Skip every image and restate the data word for word.
------------------------------
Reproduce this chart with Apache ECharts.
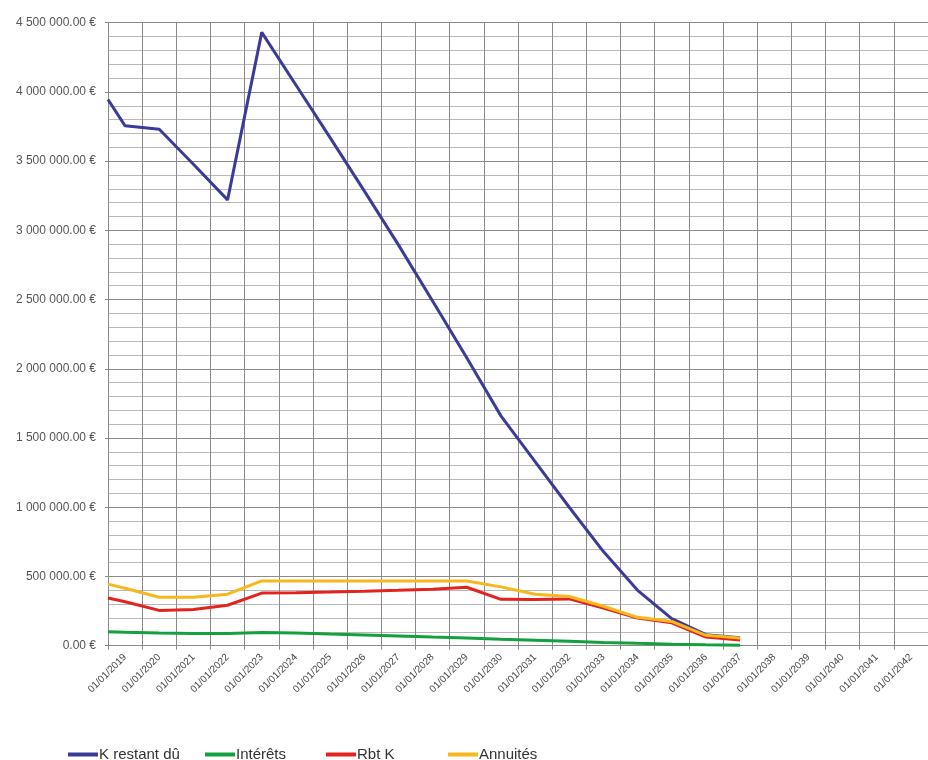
<!DOCTYPE html>
<html>
<head>
<meta charset="utf-8">
<script src="https://cdn.jsdelivr.net/npm/echarts/dist/echarts.min.js"></script>
<style>
html,body{margin:0;padding:0;background:#fff;}
#c{width:928px;height:760px;}
</style>
</head>
<body>
<div id="c"></div>
<script>
// Category (tick) labels of the date axis
const categories = ["01/01/2019","01/01/2020","01/01/2021","01/01/2022","01/01/2023","01/01/2024","01/01/2025","01/01/2026","01/01/2027","01/01/2028","01/01/2029","01/01/2030","01/01/2031","01/01/2032","01/01/2033","01/01/2034","01/01/2035","01/01/2036","01/01/2037","01/01/2038","01/01/2039","01/01/2040","01/01/2041","01/01/2042"];
// Position (in years) of each data point
const pointYears = [2018.5, 2019, 2020, 2021, 2022, 2023, 2024, 2025, 2026, 2027, 2028, 2029, 2030, 2031, 2032, 2033, 2034, 2035, 2036, 2037];
// Series values (€)
const kRestantDu = [3945000, 3755000, 3730000, 3478000, 3220000, 4430000, 4050000, 3670000, 3285000, 2895000, 2490000, 2080000, 1660000, 1330000, 1000000, 680000, 400000, 195000, 80000, 58000];
const interets   = [100000, 97000, 92000, 89000, 88000, 95000, 92000, 84000, 77000, 70000, 62000, 55000, 46000, 39000, 32000, 24000, 17000, 11000, 6000, 3000];
const rbtK       = [345000, 318000, 255000, 262000, 292000, 380000, 383000, 387000, 393000, 400000, 408000, 422000, 335000, 333000, 338000, 272000, 200000, 165000, 62000, 42000];
const annuites   = [445000, 415000, 350000, 350000, 372000, 468000, 468000, 468000, 468000, 468000, 468000, 468000, 425000, 372000, 355000, 285000, 205000, 175000, 75000, 55000];
// Y axis range
const yMin = 0, yMax = 4500000, yStep = 500000;

function pairs(vals){ return vals.map((v,i)=>[pointYears[i], v]); }
function fmtEuro(v){
  const s = v.toFixed(2);
  const [ip, dp] = s.split('.');
  return ip.replace(/\B(?=(\d{3})+(?!\d))/g, ' ') + '.' + dp + ' €';
}

const chart = echarts.init(document.getElementById('c'), null, {renderer:'canvas'});
const fontFam = "'Liberation Sans Narrow','Liberation Sans',Arial,sans-serif";
const mkLegend = (name, left) => ({
  data:[name], left:left, top:742, itemWidth:30, itemHeight:4, icon:'rect',
  itemGap:2, textStyle:{fontSize:15, color:'#333', fontFamily:fontFam, padding:[0,0,0,-4]}
});
chart.setOption({
  animation:false,
  backgroundColor:'#fff',
  grid:{left:108, top:22.7, width:828, height:623, containLabel:false},
  legend:[mkLegend('K restant dû',63), mkLegend('Intérêts',200), mkLegend('Rbt K',321), mkLegend('Annuités',443)],
  xAxis:[
    {type:'category', data:categories, boundaryGap:true,
     axisLine:{show:true, lineStyle:{color:'#8a8a8a', width:1}},
     axisTick:{show:true, length:4, lineStyle:{color:'#8a8a8a'}},
     axisLabel:{interval:0, rotate:45, fontSize:10, color:'#444', fontFamily:fontFam, margin:10},
     splitLine:{show:true, lineStyle:{color:'#8a8a8a', width:1}}},
    {type:'value', min:2018.5, max:2042.5, show:false,
     splitLine:{show:false}}
  ],
  yAxis:{type:'value', min:yMin, max:yMax, interval:yStep,
    axisLine:{show:true, lineStyle:{color:'#8a8a8a'}},
    axisTick:{show:true, length:3, lineStyle:{color:'#8a8a8a'}},
    axisLabel:{formatter:fmtEuro, fontSize:12, color:'#555', fontFamily:fontFam, margin:12},
    splitLine:{show:true, lineStyle:{color:'#8a8a8a', width:1}},
    minorTick:{show:false, splitNumber:5},
    minorSplitLine:{show:true, lineStyle:{color:'#b8b8b8', width:1}}
  },
  series:[
    {name:'K restant dû', type:'line', xAxisIndex:1, data:pairs(kRestantDu), showSymbol:false, symbol:'none',
     lineStyle:{color:'#3b3b98', width:3}, itemStyle:{color:'#3b3b98'}},
    {name:'Intérêts', type:'line', xAxisIndex:1, data:pairs(interets), showSymbol:false, symbol:'none',
     lineStyle:{color:'#15a040', width:3}, itemStyle:{color:'#15a040'}},
    {name:'Rbt K', type:'line', xAxisIndex:1, data:pairs(rbtK), showSymbol:false, symbol:'none',
     lineStyle:{color:'#e4231f', width:3}, itemStyle:{color:'#e4231f'}},
    {name:'Annuités', type:'line', xAxisIndex:1, data:pairs(annuites), showSymbol:false, symbol:'none',
     lineStyle:{color:'#f6b81c', width:3}, itemStyle:{color:'#f6b81c'}}
  ]
});
</script>
</body>
</html>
------------------------------
Result for this exercise
Reproduce this chart with Apache ECharts.
<!DOCTYPE html>
<html>
<head>
<meta charset="utf-8">
<script src="https://cdn.jsdelivr.net/npm/echarts/dist/echarts.min.js"></script>
<style>
html,body{margin:0;padding:0;background:#fff;}
#c{width:928px;height:760px;}
</style>
</head>
<body>
<div id="c"></div>
<script>
// Category (tick) labels of the date axis
const categories = ["01/01/2019","01/01/2020","01/01/2021","01/01/2022","01/01/2023","01/01/2024","01/01/2025","01/01/2026","01/01/2027","01/01/2028","01/01/2029","01/01/2030","01/01/2031","01/01/2032","01/01/2033","01/01/2034","01/01/2035","01/01/2036","01/01/2037","01/01/2038","01/01/2039","01/01/2040","01/01/2041","01/01/2042"];
// Position (in years) of each data point
const pointYears = [2018.5, 2019, 2020, 2021, 2022, 2023, 2024, 2025, 2026, 2027, 2028, 2029, 2030, 2031, 2032, 2033, 2034, 2035, 2036, 2037];
// Series values (€)
const kRestantDu = [3945000, 3755000, 3730000, 3478000, 3220000, 4430000, 4050000, 3670000, 3285000, 2895000, 2490000, 2080000, 1660000, 1330000, 1000000, 680000, 400000, 195000, 80000, 58000];
const interets   = [100000, 97000, 92000, 89000, 88000, 95000, 92000, 84000, 77000, 70000, 62000, 55000, 46000, 39000, 32000, 24000, 17000, 11000, 6000, 3000];
const rbtK       = [345000, 318000, 255000, 262000, 292000, 380000, 383000, 387000, 393000, 400000, 408000, 422000, 335000, 333000, 338000, 272000, 200000, 165000, 62000, 42000];
const annuites   = [445000, 415000, 350000, 350000, 372000, 468000, 468000, 468000, 468000, 468000, 468000, 468000, 425000, 372000, 355000, 285000, 205000, 175000, 75000, 55000];
// Y axis range
const yMin = 0, yMax = 4500000, yStep = 500000;

function pairs(vals){ return vals.map((v,i)=>[pointYears[i], v]); }
function fmtEuro(v){
  const s = v.toFixed(2);
  const [ip, dp] = s.split('.');
  return ip.replace(/\B(?=(\d{3})+(?!\d))/g, ' ') + '.' + dp + ' €';
}

const chart = echarts.init(document.getElementById('c'), null, {renderer:'canvas'});
const fontFam = "'Liberation Sans Narrow','Liberation Sans',Arial,sans-serif";
const mkLegend = (name, left) => ({
  data:[name], left:left, top:742, itemWidth:30, itemHeight:4, icon:'rect',
  itemGap:2, textStyle:{fontSize:15, color:'#333', fontFamily:fontFam, padding:[0,0,0,-4]}
});
chart.setOption({
  animation:false,
  backgroundColor:'#fff',
  grid:{left:108, top:22.7, width:828, height:623, containLabel:false},
  legend:[mkLegend('K restant dû',63), mkLegend('Intérêts',200), mkLegend('Rbt K',321), mkLegend('Annuités',443)],
  xAxis:[
    {type:'category', data:categories, boundaryGap:true,
     axisLine:{show:true, lineStyle:{color:'#8a8a8a', width:1}},
     axisTick:{show:true, length:4, lineStyle:{color:'#8a8a8a'}},
     axisLabel:{interval:0, rotate:45, fontSize:10, color:'#444', fontFamily:fontFam, margin:10},
     splitLine:{show:true, lineStyle:{color:'#8a8a8a', width:1}}},
    {type:'value', min:2018.5, max:2042.5, show:false,
     splitLine:{show:false}}
  ],
  yAxis:{type:'value', min:yMin, max:yMax, interval:yStep,
    axisLine:{show:true, lineStyle:{color:'#8a8a8a'}},
    axisTick:{show:true, length:3, lineStyle:{color:'#8a8a8a'}},
    axisLabel:{formatter:fmtEuro, fontSize:12, color:'#555', fontFamily:fontFam, margin:12},
    splitLine:{show:true, lineStyle:{color:'#8a8a8a', width:1}},
    minorTick:{show:false, splitNumber:5},
    minorSplitLine:{show:true, lineStyle:{color:'#b8b8b8', width:1}}
  },
  series:[
    {name:'K restant dû', type:'line', xAxisIndex:1, data:pairs(kRestantDu), showSymbol:false, symbol:'none',
     lineStyle:{color:'#3b3b98', width:3}, itemStyle:{color:'#3b3b98'}},
    {name:'Intérêts', type:'line', xAxisIndex:1, data:pairs(interets), showSymbol:false, symbol:'none',
     lineStyle:{color:'#15a040', width:3}, itemStyle:{color:'#15a040'}},
    {name:'Rbt K', type:'line', xAxisIndex:1, data:pairs(rbtK), showSymbol:false, symbol:'none',
     lineStyle:{color:'#e4231f', width:3}, itemStyle:{color:'#e4231f'}},
    {name:'Annuités', type:'line', xAxisIndex:1, data:pairs(annuites), showSymbol:false, symbol:'none',
     lineStyle:{color:'#f6b81c', width:3}, itemStyle:{color:'#f6b81c'}}
  ]
});
</script>
</body>
</html>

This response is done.